### Given instruction
Find the lines holding the word "matplotlib" and collect them.

* BEGIN Dataset content *

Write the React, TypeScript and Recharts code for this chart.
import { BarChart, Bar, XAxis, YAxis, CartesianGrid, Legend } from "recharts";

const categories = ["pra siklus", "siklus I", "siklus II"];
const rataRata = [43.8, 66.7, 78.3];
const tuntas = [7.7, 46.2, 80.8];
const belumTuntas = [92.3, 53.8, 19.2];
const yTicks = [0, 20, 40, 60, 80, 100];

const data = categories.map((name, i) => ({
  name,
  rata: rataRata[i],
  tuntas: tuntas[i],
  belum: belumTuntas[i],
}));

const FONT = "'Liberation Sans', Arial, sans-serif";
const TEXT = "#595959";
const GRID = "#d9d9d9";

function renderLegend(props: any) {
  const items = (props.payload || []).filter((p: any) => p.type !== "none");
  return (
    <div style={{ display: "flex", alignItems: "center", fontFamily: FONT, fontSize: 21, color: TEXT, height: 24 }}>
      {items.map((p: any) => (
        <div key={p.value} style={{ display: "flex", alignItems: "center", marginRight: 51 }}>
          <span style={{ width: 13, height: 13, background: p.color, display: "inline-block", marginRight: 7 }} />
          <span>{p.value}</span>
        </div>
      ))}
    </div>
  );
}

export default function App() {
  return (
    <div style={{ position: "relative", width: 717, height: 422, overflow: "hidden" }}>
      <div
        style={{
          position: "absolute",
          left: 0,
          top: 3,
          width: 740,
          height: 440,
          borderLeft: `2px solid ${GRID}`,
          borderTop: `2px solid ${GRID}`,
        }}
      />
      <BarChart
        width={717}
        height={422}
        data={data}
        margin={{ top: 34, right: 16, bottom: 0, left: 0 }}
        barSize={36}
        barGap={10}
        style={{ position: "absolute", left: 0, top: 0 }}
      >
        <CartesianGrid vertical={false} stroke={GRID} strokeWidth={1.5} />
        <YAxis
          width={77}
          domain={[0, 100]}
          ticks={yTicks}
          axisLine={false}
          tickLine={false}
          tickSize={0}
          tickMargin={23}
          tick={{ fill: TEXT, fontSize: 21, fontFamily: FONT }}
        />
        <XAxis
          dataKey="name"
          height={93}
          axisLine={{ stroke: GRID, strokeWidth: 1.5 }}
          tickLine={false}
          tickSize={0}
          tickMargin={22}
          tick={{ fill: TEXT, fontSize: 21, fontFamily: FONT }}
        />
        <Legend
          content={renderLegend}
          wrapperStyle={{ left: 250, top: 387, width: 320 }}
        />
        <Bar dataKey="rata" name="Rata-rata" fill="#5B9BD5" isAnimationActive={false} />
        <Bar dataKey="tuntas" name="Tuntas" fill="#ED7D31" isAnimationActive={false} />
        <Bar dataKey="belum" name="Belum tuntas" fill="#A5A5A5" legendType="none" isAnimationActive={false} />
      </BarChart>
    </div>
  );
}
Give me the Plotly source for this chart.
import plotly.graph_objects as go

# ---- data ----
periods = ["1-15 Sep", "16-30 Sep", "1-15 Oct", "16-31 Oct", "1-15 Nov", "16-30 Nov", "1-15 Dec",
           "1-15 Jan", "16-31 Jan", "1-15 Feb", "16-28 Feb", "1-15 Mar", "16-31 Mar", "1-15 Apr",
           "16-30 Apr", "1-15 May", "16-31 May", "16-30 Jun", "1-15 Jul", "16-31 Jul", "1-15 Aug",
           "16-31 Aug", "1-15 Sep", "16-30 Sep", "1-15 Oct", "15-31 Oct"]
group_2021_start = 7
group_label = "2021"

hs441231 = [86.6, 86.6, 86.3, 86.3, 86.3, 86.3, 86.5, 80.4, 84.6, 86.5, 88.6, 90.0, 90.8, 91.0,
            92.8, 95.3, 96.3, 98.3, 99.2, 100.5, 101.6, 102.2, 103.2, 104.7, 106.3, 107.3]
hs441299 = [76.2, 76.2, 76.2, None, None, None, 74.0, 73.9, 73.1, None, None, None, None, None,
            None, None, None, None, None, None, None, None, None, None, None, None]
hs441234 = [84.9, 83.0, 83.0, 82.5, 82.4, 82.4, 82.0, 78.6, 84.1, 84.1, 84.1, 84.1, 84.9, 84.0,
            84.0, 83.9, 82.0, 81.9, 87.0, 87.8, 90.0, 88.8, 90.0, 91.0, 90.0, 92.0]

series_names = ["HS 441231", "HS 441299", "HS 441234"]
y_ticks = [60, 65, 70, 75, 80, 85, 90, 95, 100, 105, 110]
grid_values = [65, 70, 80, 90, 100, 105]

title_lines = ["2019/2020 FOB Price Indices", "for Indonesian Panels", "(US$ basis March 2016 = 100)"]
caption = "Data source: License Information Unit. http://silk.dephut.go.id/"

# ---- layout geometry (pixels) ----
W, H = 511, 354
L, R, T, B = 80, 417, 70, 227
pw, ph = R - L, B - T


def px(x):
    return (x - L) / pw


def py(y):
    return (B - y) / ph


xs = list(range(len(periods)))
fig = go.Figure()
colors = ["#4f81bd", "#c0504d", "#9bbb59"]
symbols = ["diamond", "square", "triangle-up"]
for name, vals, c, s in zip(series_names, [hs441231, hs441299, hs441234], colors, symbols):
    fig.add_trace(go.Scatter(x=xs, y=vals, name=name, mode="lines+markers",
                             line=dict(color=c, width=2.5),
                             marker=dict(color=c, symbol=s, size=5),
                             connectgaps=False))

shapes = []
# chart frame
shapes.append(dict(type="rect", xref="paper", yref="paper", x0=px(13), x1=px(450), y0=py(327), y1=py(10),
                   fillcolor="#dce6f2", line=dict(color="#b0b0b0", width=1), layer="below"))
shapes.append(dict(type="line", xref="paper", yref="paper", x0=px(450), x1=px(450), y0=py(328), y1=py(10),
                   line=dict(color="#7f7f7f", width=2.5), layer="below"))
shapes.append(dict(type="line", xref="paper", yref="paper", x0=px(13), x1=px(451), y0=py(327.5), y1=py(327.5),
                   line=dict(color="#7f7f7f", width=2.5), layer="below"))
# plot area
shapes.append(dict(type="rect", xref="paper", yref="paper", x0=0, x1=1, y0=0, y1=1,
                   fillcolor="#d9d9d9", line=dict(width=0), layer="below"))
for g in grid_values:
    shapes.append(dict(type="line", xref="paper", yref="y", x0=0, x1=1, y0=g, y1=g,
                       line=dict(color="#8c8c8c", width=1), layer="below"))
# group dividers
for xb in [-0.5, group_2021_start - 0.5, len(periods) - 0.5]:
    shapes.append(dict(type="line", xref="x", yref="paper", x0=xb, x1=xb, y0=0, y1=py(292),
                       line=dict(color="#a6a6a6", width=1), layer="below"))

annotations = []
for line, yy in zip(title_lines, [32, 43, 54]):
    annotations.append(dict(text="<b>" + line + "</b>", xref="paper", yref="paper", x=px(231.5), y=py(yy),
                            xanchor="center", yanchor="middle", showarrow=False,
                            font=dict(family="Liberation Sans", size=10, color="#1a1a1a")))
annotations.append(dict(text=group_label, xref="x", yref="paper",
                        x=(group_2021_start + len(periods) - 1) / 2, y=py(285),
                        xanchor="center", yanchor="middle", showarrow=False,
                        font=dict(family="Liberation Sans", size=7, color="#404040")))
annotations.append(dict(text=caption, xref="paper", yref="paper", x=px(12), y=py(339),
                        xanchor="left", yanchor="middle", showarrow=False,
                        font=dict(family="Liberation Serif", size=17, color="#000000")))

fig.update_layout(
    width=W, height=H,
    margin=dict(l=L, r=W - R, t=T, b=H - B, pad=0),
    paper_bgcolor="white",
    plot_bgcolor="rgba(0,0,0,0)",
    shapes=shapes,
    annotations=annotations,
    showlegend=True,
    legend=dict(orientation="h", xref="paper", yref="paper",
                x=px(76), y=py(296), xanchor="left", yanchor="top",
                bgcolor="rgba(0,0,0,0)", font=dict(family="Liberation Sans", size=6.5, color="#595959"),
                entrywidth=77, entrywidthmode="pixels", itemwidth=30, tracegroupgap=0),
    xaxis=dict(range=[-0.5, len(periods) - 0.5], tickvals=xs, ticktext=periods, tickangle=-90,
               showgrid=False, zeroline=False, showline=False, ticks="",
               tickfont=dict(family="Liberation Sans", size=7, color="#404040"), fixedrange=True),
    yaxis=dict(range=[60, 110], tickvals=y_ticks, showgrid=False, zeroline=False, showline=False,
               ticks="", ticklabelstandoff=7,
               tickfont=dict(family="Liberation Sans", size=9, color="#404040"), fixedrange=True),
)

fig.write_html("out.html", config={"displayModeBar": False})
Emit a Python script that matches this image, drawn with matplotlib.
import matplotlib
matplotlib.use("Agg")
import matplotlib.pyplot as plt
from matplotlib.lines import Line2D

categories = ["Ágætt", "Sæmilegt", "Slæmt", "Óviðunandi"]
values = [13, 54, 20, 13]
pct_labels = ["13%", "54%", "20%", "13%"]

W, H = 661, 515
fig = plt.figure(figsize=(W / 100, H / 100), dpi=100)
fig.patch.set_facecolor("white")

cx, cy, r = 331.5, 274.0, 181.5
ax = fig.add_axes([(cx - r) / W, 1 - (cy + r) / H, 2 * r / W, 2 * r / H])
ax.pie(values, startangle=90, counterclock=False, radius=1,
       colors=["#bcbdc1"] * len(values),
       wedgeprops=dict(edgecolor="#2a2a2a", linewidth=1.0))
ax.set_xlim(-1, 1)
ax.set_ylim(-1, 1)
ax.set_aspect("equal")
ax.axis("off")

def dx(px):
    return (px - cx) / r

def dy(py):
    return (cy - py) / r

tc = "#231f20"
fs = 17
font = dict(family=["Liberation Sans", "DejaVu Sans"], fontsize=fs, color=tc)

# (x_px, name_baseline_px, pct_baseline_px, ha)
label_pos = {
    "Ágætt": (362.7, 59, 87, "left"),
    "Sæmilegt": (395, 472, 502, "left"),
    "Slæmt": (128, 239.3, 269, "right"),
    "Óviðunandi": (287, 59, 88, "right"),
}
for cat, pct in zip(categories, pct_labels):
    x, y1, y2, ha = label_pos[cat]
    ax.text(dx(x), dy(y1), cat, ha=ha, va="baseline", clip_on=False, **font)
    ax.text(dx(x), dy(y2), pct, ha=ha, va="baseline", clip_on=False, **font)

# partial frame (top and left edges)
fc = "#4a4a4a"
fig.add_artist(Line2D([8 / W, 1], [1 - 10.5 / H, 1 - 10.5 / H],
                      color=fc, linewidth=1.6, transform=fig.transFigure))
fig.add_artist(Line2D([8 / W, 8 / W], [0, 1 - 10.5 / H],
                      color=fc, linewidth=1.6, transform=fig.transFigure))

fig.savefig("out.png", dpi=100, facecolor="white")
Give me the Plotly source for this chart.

* END Dataset content *

### Task output
Emit a Python script that matches this image, drawn with matplotlib.
import matplotlib
matplotlib.use("Agg")
import matplotlib.pyplot as plt
from matplotlib.lines import Line2D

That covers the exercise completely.